From 1731 to 1838, the Dominican church in Vác, Hungary maintained crypts for the burial of middle-class families and clerics. The crypts actually contained perfect conditions for natural mummification, and in 1995 265 mummies were excavated there, about 70% of the bodies buried. Since then, researchers have discovered all kinds of interesting facts about the people buried, including that some of them had tuberculosis.
But recently, researchers from Tel Aviv University discovered evidence that at least one of those individuals may have had a genetic predisposition to colon cancer, something we’ve never seen before. Colon cancer is often connected to obesity, physical inactivity, and processed foods, but there is also a definitive genetic connection as well. The question of which came first, the post-industrial causes or the genetics, is a bit of a chicken and egg mystery.
But, Dr. Rina Rosin-Arbesfield, Dr. Ella H. Sklan, Professor Israel Herhkovitz and Michal Feldman have found evidence that the genetic predisposition may have existed as far back as the 18th century. They used genetic sequencing of soft tissue from mummies and found that one of them may have had the specific mutation that can lead to colorectal cancer. They need to do more research though, in order to find out for sure if the mummy had that mutation or not.

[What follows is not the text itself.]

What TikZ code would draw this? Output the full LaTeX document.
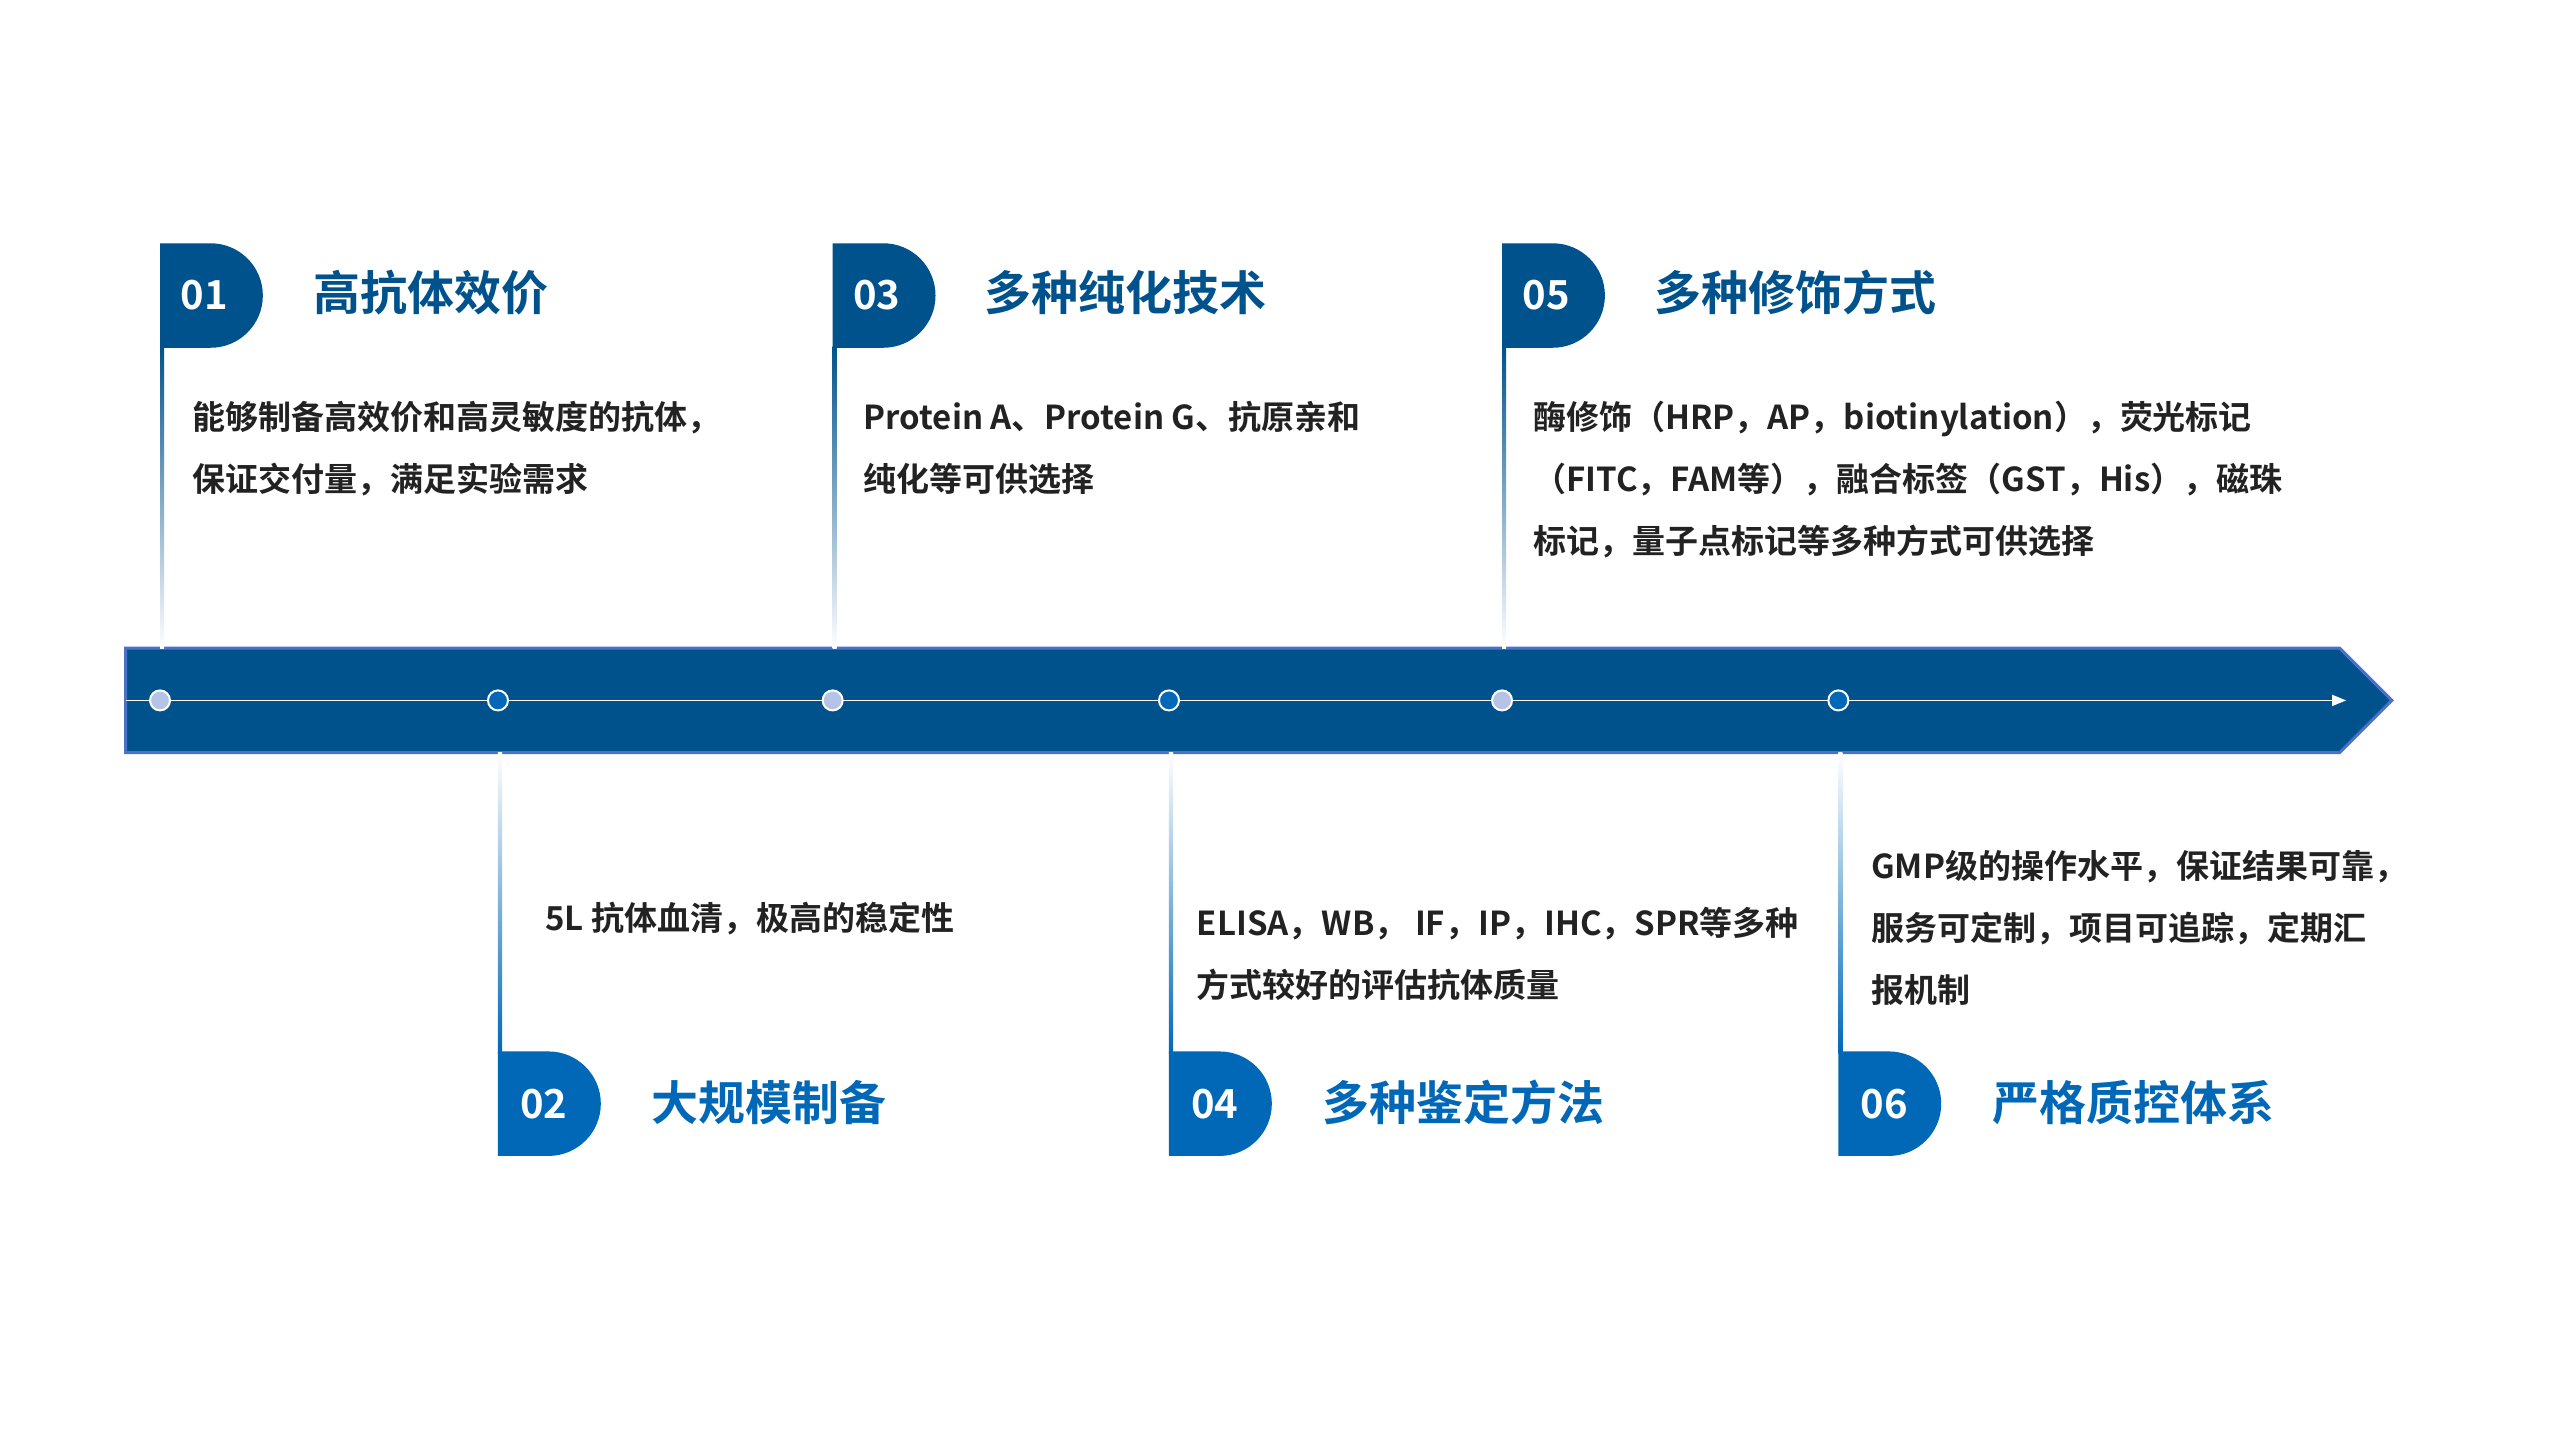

And, since there’s only one mummy with that mutation, the sample size is too small to be sure if the mutation was at all common, much less as common as it is now. More research will have to be done, but it’s exciting to think that we may be able to trace colorectal cancer further back into human history. That knowledge could help us develop ways to fight cancer, and open up the possibility of discovering other historic cases of similar diseases, something that researchers may not have thought about as much as they are now.